### Exercise objective
In the listing that follows, the range to quote begins at the line that has "Write the TikZ code for this diagram." and ends after the line that has "(0,0) rectangle (1199,548);"; quote it verbatim and add nothing.

### Dataset excerpts
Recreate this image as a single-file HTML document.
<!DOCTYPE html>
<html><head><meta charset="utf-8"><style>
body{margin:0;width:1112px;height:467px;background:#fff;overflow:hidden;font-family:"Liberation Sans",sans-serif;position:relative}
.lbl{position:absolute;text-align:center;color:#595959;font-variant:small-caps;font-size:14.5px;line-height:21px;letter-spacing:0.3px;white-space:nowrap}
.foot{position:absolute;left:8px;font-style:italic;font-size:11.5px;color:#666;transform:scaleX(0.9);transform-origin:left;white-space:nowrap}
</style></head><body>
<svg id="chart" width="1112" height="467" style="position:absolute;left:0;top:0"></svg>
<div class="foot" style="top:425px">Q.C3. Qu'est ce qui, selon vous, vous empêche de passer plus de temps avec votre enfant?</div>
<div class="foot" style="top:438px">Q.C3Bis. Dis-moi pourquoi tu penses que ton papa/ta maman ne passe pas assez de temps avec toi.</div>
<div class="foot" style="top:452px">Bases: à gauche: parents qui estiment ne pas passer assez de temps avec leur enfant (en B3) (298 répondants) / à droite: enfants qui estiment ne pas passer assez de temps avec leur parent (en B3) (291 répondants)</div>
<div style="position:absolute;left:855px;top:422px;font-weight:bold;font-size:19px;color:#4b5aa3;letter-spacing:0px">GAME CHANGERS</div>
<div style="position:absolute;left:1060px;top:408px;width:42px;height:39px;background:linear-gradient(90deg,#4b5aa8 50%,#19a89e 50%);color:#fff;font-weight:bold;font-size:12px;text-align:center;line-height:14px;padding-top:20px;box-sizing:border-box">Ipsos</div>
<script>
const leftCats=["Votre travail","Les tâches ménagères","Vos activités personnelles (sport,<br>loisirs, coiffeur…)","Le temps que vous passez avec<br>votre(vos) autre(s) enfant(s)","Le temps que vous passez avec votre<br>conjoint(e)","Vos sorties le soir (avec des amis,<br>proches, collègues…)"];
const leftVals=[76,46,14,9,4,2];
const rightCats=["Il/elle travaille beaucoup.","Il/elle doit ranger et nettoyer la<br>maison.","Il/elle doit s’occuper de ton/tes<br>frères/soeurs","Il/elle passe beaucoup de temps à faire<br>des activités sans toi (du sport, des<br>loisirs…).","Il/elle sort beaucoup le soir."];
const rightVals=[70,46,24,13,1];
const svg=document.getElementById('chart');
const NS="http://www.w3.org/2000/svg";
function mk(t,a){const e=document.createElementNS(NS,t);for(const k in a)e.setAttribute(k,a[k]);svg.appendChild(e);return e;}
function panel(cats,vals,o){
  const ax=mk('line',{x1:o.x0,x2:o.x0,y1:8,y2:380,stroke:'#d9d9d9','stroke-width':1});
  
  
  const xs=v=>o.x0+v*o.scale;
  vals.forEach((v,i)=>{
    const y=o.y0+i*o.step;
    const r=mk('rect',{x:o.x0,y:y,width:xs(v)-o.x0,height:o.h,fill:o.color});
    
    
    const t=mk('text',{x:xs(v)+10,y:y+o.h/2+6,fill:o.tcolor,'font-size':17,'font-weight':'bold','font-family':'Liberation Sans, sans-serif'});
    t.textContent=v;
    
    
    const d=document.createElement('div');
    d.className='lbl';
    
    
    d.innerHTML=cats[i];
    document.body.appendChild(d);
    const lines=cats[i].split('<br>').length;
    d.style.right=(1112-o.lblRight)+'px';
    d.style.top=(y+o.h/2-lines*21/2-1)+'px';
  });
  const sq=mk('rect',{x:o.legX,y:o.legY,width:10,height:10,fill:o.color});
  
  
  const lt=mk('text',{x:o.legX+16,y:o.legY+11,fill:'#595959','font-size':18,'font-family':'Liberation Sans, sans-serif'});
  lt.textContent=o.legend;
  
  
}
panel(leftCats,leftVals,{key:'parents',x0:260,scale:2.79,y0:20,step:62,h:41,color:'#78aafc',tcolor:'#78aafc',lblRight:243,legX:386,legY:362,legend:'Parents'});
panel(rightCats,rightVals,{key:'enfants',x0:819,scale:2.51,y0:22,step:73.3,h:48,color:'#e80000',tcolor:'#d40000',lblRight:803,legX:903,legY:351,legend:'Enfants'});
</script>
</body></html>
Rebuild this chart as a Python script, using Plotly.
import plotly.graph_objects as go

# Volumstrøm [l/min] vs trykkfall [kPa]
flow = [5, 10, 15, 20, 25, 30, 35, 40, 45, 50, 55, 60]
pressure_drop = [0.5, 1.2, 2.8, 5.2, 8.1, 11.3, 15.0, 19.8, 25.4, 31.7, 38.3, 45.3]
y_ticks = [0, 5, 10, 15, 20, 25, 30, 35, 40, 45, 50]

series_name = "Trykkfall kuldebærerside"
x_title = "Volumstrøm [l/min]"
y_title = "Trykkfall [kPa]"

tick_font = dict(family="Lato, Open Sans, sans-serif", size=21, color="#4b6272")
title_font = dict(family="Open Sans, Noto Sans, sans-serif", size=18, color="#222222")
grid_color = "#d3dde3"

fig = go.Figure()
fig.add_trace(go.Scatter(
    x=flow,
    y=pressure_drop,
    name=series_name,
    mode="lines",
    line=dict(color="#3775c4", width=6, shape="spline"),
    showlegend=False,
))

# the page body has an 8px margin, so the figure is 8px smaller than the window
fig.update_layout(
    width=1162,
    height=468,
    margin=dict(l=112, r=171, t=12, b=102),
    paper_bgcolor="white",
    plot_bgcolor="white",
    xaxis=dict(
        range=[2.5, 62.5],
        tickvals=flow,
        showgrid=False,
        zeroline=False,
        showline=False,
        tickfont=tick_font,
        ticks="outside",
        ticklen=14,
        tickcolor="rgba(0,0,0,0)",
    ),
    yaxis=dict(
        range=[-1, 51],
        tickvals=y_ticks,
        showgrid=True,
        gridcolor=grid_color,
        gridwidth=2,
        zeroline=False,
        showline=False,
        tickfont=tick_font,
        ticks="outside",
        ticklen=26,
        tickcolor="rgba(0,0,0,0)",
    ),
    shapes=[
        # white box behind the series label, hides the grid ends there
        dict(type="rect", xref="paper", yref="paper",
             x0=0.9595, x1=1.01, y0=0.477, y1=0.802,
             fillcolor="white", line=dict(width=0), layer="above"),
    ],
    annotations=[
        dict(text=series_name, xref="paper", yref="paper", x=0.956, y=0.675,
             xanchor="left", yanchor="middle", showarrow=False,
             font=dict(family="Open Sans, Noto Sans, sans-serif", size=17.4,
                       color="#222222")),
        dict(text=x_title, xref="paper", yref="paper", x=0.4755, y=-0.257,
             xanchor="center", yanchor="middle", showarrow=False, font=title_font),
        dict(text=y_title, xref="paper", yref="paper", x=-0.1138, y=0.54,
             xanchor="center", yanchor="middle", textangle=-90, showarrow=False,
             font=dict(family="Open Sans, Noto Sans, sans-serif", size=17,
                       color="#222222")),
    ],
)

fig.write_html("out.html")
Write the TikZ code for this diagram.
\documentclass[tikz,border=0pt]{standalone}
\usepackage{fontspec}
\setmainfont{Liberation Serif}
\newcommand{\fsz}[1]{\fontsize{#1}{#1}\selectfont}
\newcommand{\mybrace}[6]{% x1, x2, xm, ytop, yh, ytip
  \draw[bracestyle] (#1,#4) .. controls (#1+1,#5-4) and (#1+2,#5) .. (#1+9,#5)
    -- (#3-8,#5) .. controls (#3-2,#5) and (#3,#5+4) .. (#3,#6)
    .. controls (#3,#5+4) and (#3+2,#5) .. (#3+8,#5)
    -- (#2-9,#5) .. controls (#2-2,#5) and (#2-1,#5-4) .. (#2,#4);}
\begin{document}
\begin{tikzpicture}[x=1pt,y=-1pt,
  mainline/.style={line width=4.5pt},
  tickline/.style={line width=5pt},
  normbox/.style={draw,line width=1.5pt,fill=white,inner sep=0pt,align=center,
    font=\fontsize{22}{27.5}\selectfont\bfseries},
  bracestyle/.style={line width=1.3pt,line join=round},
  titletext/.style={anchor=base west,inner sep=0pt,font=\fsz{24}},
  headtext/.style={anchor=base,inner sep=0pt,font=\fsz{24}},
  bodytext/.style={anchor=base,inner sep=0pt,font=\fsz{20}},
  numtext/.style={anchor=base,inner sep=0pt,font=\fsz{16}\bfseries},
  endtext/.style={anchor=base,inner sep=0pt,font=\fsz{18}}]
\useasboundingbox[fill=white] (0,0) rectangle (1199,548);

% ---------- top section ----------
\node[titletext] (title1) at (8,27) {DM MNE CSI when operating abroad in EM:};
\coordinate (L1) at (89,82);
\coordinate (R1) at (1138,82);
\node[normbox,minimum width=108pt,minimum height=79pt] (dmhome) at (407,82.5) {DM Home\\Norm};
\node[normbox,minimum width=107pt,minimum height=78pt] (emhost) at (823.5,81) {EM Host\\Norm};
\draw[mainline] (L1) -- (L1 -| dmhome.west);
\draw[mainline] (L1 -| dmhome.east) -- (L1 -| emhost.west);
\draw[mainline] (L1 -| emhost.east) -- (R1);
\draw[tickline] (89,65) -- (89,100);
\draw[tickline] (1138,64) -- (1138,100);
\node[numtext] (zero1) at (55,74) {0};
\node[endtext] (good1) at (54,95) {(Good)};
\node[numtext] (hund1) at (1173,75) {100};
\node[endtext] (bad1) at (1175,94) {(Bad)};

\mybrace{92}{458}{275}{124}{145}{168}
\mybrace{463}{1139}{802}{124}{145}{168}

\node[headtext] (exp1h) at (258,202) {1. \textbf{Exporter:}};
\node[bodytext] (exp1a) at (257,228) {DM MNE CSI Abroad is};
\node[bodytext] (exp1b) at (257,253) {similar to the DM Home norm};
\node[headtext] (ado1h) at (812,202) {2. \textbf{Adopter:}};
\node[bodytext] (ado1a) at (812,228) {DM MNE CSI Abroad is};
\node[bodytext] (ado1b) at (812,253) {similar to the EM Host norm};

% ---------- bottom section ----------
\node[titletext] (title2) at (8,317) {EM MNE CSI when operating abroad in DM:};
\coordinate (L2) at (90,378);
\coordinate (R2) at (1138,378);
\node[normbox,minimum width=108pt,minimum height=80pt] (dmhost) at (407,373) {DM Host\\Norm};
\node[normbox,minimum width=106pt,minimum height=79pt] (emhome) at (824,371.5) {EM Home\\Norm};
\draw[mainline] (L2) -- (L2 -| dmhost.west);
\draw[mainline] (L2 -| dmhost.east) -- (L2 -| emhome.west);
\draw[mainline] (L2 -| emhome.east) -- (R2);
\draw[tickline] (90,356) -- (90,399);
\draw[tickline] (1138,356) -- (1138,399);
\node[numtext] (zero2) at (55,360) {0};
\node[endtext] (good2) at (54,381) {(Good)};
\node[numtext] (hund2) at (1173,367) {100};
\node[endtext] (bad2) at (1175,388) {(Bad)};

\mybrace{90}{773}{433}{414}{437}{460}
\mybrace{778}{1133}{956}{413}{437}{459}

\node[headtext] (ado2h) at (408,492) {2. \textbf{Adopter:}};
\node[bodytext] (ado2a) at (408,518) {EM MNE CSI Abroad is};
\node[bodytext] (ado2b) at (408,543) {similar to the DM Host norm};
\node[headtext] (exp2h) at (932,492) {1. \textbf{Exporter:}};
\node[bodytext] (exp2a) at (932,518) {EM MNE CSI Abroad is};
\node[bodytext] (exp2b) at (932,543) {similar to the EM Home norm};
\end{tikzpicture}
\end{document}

### Completed task
Write the TikZ code for this diagram.
\documentclass[tikz,border=0pt]{standalone}
\usepackage{fontspec}
\setmainfont{Liberation Serif}
\newcommand{\fsz}[1]{\fontsize{#1}{#1}\selectfont}
\newcommand{\mybrace}[6]{% x1, x2, xm, ytop, yh, ytip
  \draw[bracestyle] (#1,#4) .. controls (#1+1,#5-4) and (#1+2,#5) .. (#1+9,#5)
    -- (#3-8,#5) .. controls (#3-2,#5) and (#3,#5+4) .. (#3,#6)
    .. controls (#3,#5+4) and (#3+2,#5) .. (#3+8,#5)
    -- (#2-9,#5) .. controls (#2-2,#5) and (#2-1,#5-4) .. (#2,#4);}
\begin{document}
\begin{tikzpicture}[x=1pt,y=-1pt,
  mainline/.style={line width=4.5pt},
  tickline/.style={line width=5pt},
  normbox/.style={draw,line width=1.5pt,fill=white,inner sep=0pt,align=center,
    font=\fontsize{22}{27.5}\selectfont\bfseries},
  bracestyle/.style={line width=1.3pt,line join=round},
  titletext/.style={anchor=base west,inner sep=0pt,font=\fsz{24}},
  headtext/.style={anchor=base,inner sep=0pt,font=\fsz{24}},
  bodytext/.style={anchor=base,inner sep=0pt,font=\fsz{20}},
  numtext/.style={anchor=base,inner sep=0pt,font=\fsz{16}\bfseries},
  endtext/.style={anchor=base,inner sep=0pt,font=\fsz{18}}]
\useasboundingbox[fill=white] (0,0) rectangle (1199,548);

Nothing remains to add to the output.